OSU-NLP-Group / TravelPlanner

[ICML'24 Spotlight] "TravelPlanner: A Benchmark for Real-World Planning with Language Agents"
https://osu-nlp-group.github.io/TravelPlanner/
MIT License
215 stars 27 forks source link

Request for evaluation code examples #8

Closed bamos closed 6 months ago

bamos commented 6 months ago

I was able to run the provided command from the README to generate the directory of outputs:

python sole_planning.py  --set_type $SET_TYPE --output_dir $OUTPUT_DIR --model_name $MODEL_NAME --strategy $STRATEGY

But, I don't immediately see how to:

  1. run the evaluation code on these generations (it seems like eval_score is never called or referenced in the code in this repo), and
  2. convert these into the correct single-file format with the queries necessary for the website submission

When you get a chance, can you please also provide the code/examples for doing these?
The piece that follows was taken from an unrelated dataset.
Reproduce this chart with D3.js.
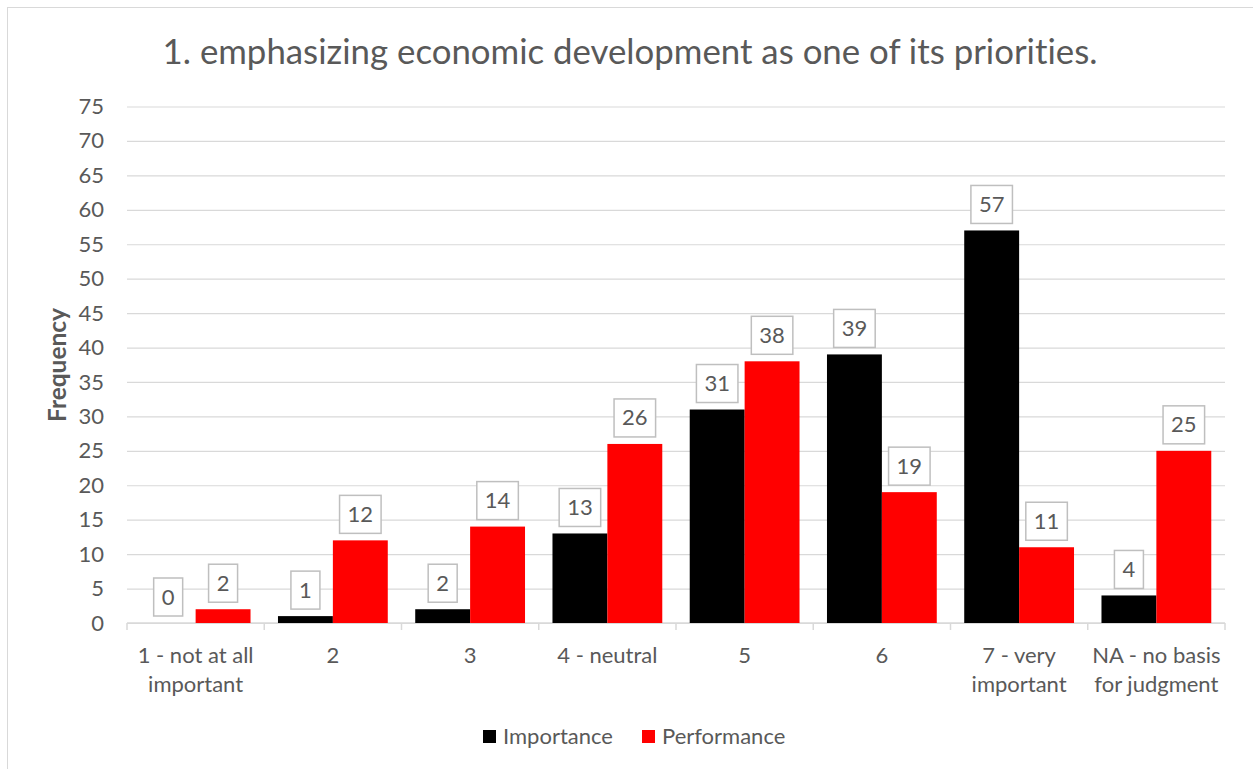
<!DOCTYPE html>
<html>
<head>
<meta charset="utf-8">
<script src="https://cdn.jsdelivr.net/npm/d3@7"></script>
<style>
  html, body { margin: 0; padding: 0; background: #fff; }
  svg { display: block; }
  text { font-family: Lato, "Open Sans", sans-serif; font-variant-ligatures: none; }
</style>
</head>
<body>
<script>
const title = "1. emphasizing economic development as one of its priorities.";
const categories = [
  ["1 - not at all", "important"],
  ["2"],
  ["3"],
  ["4 - neutral"],
  ["5"],
  ["6"],
  ["7 - very", "important"],
  ["NA - no basis", "for judgment"]
];
const seriesNames = ["Importance", "Performance"];
const seriesColors = ["#000000", "#ff0000"];
const importance = [0, 1, 2, 13, 31, 39, 57, 4];
const performance = [2, 12, 14, 26, 38, 19, 11, 25];
const yTicks = [0, 5, 10, 15, 20, 25, 30, 35, 40, 45, 50, 55, 60, 65, 70, 75];
const yLabel = "Frequency";

const W = 1253, H = 769;
const plotL = 127, plotR = 1225, plotT = 106.5, plotB = 623;
const textColor = "#595959";
const gridColor = "#d9d9d9";

const svg = d3.select("body").append("svg").attr("width", W).attr("height", H);

svg.append("rect").attr("x", 7.5).attr("y", 7.5).attr("width", W).attr("height", H)
  .attr("fill", "#fff").attr("stroke", gridColor).attr("stroke-width", 1);

// measure a font scale so body text widths match the reference
const probe = svg.append("text").style("font-size", "20px").text("Importance");
const fs = 20 * 110 / probe.node().getComputedTextLength();
probe.remove();
const fsPx = fs.toFixed(2) + "px";

const catKeys = categories.map((d, i) => i);
const x0 = d3.scaleBand().domain(catKeys).range([plotL, plotR]).paddingInner(0).paddingOuter(0);
const x1 = d3.scaleBand().domain(seriesNames).range([0, x0.bandwidth()]).paddingInner(0).paddingOuter(0.25);
const y = d3.scaleLinear().domain([0, 75]).range([plotB, plotT]);

const yAxis = d3.axisLeft(y).tickValues(yTicks).tickSize(-(plotR - plotL)).tickPadding(23);
const gy = svg.append("g").attr("transform", `translate(${plotL},0)`).call(yAxis);
gy.select(".domain").remove();
gy.selectAll(".tick line").attr("stroke", gridColor).attr("stroke-width", 1.2);
gy.selectAll(".tick text").attr("fill", textColor).style("font-size", fsPx)
  .style("font-family", "Lato, 'Open Sans', sans-serif");

const gx = svg.append("g");
gx.append("line").attr("x1", plotL).attr("x2", plotR).attr("y1", plotB).attr("y2", plotB)
  .attr("stroke", gridColor).attr("stroke-width", 1.5);
const boundaries = catKeys.map(k => x0(k)).concat([plotR]);
gx.selectAll("line.tk").data(boundaries).join("line").attr("class", "tk")
  .attr("x1", d => d).attr("x2", d => d).attr("y1", plotB).attr("y2", plotB + 7)
  .attr("stroke", gridColor).attr("stroke-width", 1.5);

categories.forEach((lines, i) => {
  const cx = x0(i) + x0.bandwidth() / 2;
  const t = svg.append("text").attr("text-anchor", "middle").attr("fill", textColor)
    .style("font-size", fsPx);
  lines.forEach((ln, j) => {
    t.append("tspan").attr("x", cx).attr("y", 663 + j * 29).text(ln);
  });
});

const data = categories.map((c, i) => ({ i, vals: [importance[i], performance[i]] }));
const groups = svg.selectAll("g.grp").data(data).join("g").attr("class", "grp")
  .attr("transform", d => `translate(${x0(d.i)},0)`);
groups.selectAll("rect").data(d => d.vals.map((v, s) => ({ v, s })))
  .join("rect")
  .attr("x", d => x1(seriesNames[d.s]))
  .attr("width", x1.bandwidth())
  .attr("y", d => y(d.v))
  .attr("height", d => y(0) - y(d.v))
  .attr("fill", d => seriesColors[d.s]);

groups.each(function(d) {
  const g = d3.select(this);
  d.vals.forEach((v, s) => {
    const cx = x1(seriesNames[s]) + x1.bandwidth() / 2;
    const bh = 38;
    const by = y(v) - 7 - bh;
    const lg = g.append("g");
    const rect = lg.append("rect").attr("fill", "#fff").attr("stroke", "#bfbfbf").attr("stroke-width", 1.5);
    const t = lg.append("text").attr("x", cx).attr("y", by + bh / 2 + 7.5)
      .attr("text-anchor", "middle").attr("fill", textColor).style("font-size", fsPx).text(v);
    const tw = t.node().getComputedTextLength();
    const bw = Math.max(tw + 16, 29);
    rect.attr("x", cx - bw / 2).attr("y", by).attr("width", bw).attr("height", bh);
  });
});

const tt = svg.append("text").attr("x", 630).attr("y", 64).attr("text-anchor", "middle")
  .attr("fill", textColor).style("font-size", "32px").text(title);
const targetW = 935;
const curW = tt.node().getComputedTextLength();
tt.style("font-size", (32 * targetW / curW).toFixed(2) + "px");

const yl = svg.append("text").attr("transform", "translate(66,365) rotate(-90)")
  .attr("text-anchor", "middle").attr("fill", "#595959").style("font-size", "22px")
  .style("font-weight", "bold").text(yLabel);
const ylw = yl.node().getComputedTextLength();
yl.style("font-size", (22 * 114 / ylw).toFixed(2) + "px");

const legendItems = [
  { name: seriesNames[0], color: seriesColors[0], sx: 483, tx: 503 },
  { name: seriesNames[1], color: seriesColors[1], sx: 642, tx: 662 }
];
legendItems.forEach(it => {
  svg.append("rect").attr("x", it.sx).attr("y", 730).attr("width", 13).attr("height", 13).attr("fill", it.color);
  svg.append("text").attr("x", it.tx).attr("y", 744).attr("fill", textColor)
    .style("font-size", fsPx).text(it.name);
});
</script>
</body>
</html>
I think it'll make the barrier to getting starting here even lower

hsaest commented 6 months ago

Hi Brandon,

Thank you for your interest in our work.

  1. We will release the evaluation scripts later (not later than tomorrow). For evaluation example, we have provided one in huggingface. We will also add it to this repo. Thank you for your reminder.
  2. As mentioned here, the parsing and extraction code will be released tomorrow. Please look forward to it.

Thank you again. Please feel free to contact us if you have further questions.

Best, Jian

hsaest commented 6 months ago

Hi @bamos,

We have released the post-process code for parsing and extraction and provided the evaluation examples. Please refer to our newest code.

Best, Jian

bamos commented 6 months ago

That's great, thank you!